▶ _What the task requires_: Keep to the lines from the line containing "What matplotlib code" through the line containing "import matplotlib.ticker as ticker": copy them exactly and leave every picture out.

▶ _Provided information_:
######

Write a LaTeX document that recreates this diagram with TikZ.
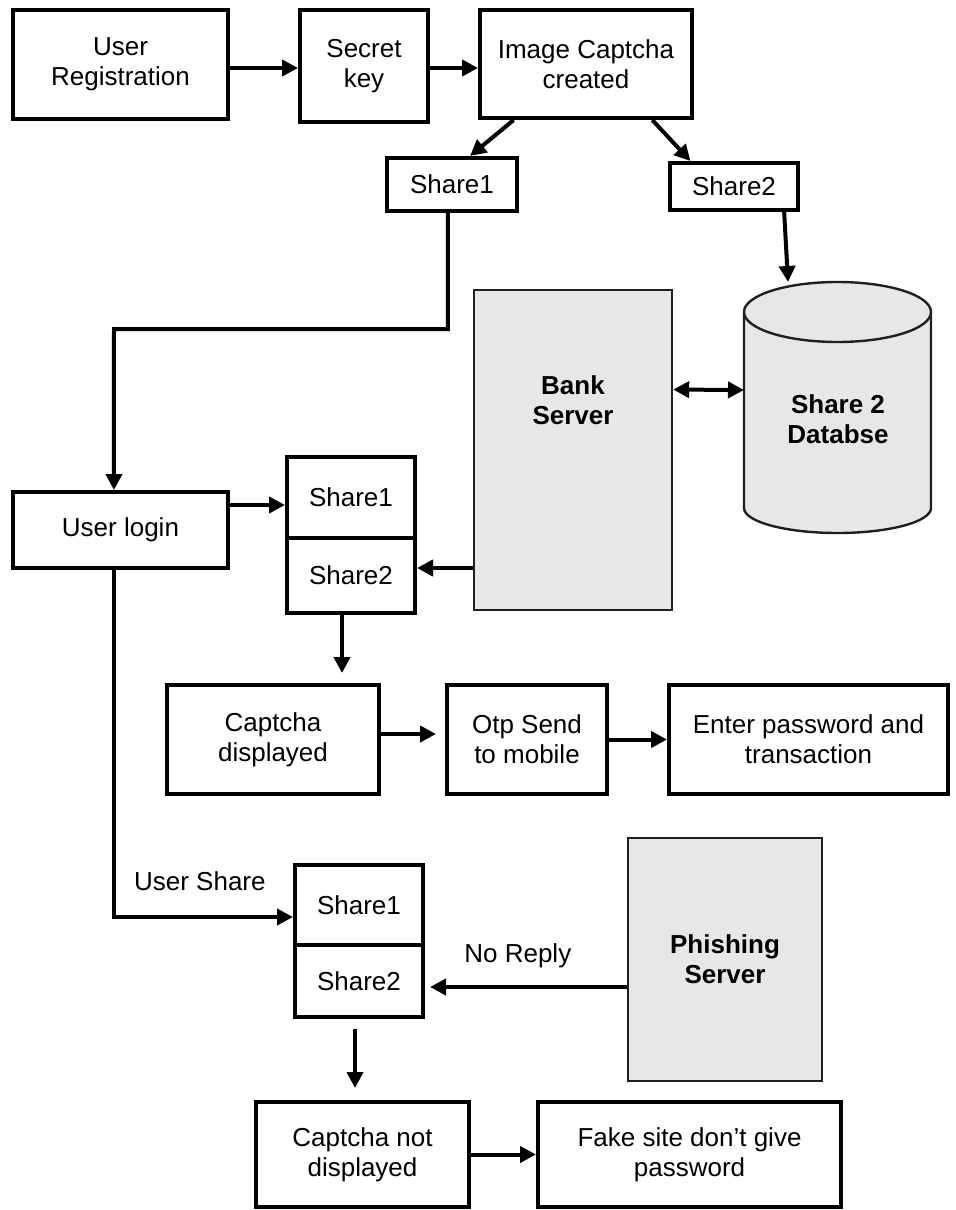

######

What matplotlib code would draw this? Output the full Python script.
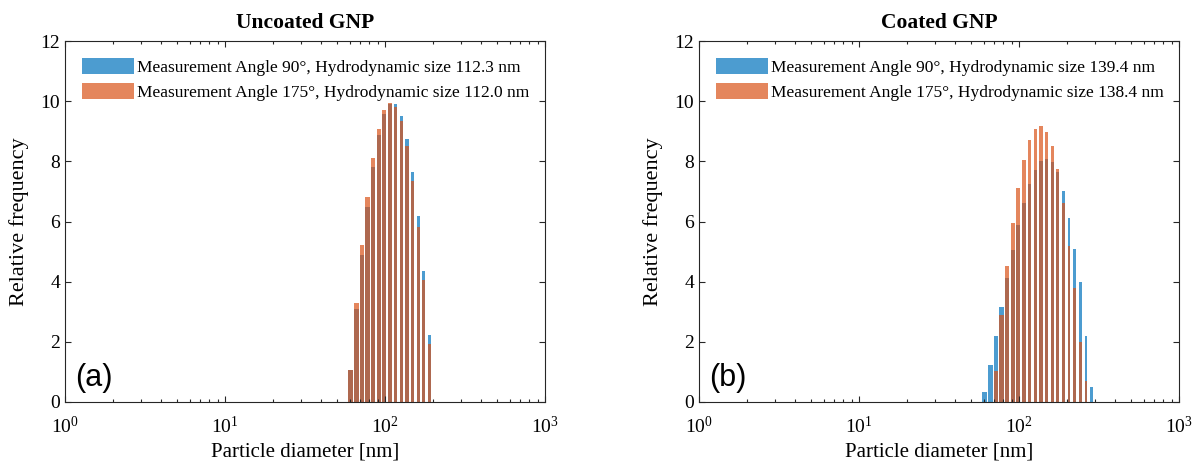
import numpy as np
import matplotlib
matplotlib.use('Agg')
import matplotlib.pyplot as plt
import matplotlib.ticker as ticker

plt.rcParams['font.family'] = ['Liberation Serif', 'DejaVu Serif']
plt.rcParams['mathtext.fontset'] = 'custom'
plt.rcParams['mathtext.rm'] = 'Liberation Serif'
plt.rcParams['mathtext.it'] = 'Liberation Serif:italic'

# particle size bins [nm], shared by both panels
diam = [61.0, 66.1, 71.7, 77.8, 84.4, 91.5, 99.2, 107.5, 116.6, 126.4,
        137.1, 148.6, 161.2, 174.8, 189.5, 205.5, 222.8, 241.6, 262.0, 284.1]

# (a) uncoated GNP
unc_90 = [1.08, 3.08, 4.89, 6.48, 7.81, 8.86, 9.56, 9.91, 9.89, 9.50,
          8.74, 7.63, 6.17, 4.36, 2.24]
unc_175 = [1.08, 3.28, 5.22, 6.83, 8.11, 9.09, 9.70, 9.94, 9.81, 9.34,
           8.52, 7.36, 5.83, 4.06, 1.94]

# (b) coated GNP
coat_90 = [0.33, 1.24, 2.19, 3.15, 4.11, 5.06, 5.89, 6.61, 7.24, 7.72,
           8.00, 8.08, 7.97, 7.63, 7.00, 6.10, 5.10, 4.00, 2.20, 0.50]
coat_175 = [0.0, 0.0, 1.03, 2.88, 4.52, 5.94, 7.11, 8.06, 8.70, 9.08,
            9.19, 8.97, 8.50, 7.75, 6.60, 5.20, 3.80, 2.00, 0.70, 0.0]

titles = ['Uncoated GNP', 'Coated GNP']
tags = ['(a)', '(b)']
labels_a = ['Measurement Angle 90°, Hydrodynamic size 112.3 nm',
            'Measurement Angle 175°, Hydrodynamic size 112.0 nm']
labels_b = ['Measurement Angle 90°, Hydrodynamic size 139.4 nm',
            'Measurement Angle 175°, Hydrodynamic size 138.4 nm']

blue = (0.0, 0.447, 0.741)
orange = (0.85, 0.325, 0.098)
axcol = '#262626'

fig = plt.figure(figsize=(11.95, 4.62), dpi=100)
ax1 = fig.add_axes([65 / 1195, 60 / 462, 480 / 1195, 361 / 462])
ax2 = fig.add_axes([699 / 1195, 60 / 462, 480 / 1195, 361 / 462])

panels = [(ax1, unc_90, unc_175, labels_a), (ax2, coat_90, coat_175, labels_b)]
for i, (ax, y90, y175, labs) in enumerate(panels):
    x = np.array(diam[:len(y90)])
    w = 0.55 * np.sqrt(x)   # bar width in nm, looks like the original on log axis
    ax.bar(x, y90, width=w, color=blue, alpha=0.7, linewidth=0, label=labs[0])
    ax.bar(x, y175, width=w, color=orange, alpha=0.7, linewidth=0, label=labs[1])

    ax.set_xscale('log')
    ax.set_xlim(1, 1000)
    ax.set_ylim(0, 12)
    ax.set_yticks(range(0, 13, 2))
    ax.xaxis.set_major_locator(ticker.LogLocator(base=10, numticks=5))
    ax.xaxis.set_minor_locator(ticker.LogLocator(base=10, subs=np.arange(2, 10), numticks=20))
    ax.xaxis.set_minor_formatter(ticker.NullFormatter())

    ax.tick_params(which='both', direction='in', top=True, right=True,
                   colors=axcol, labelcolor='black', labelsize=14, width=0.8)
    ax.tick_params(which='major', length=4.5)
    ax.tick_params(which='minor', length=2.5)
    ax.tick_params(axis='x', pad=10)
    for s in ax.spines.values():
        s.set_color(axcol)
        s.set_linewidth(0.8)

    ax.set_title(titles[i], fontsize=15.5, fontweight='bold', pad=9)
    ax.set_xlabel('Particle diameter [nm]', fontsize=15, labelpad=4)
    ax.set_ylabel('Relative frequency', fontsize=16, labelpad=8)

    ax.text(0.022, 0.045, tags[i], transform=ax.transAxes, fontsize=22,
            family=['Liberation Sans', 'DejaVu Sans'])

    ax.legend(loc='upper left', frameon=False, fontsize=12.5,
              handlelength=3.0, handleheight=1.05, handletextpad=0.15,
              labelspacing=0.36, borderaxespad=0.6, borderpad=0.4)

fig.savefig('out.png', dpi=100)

######

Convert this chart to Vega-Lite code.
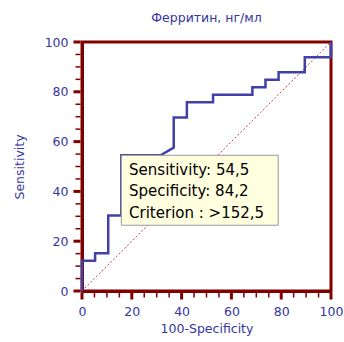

######

▶ _Response to the exercise_:
What matplotlib code would draw this? Output the full Python script.
import numpy as np
import matplotlib
matplotlib.use('Agg')
import matplotlib.pyplot as plt
import matplotlib.ticker as ticker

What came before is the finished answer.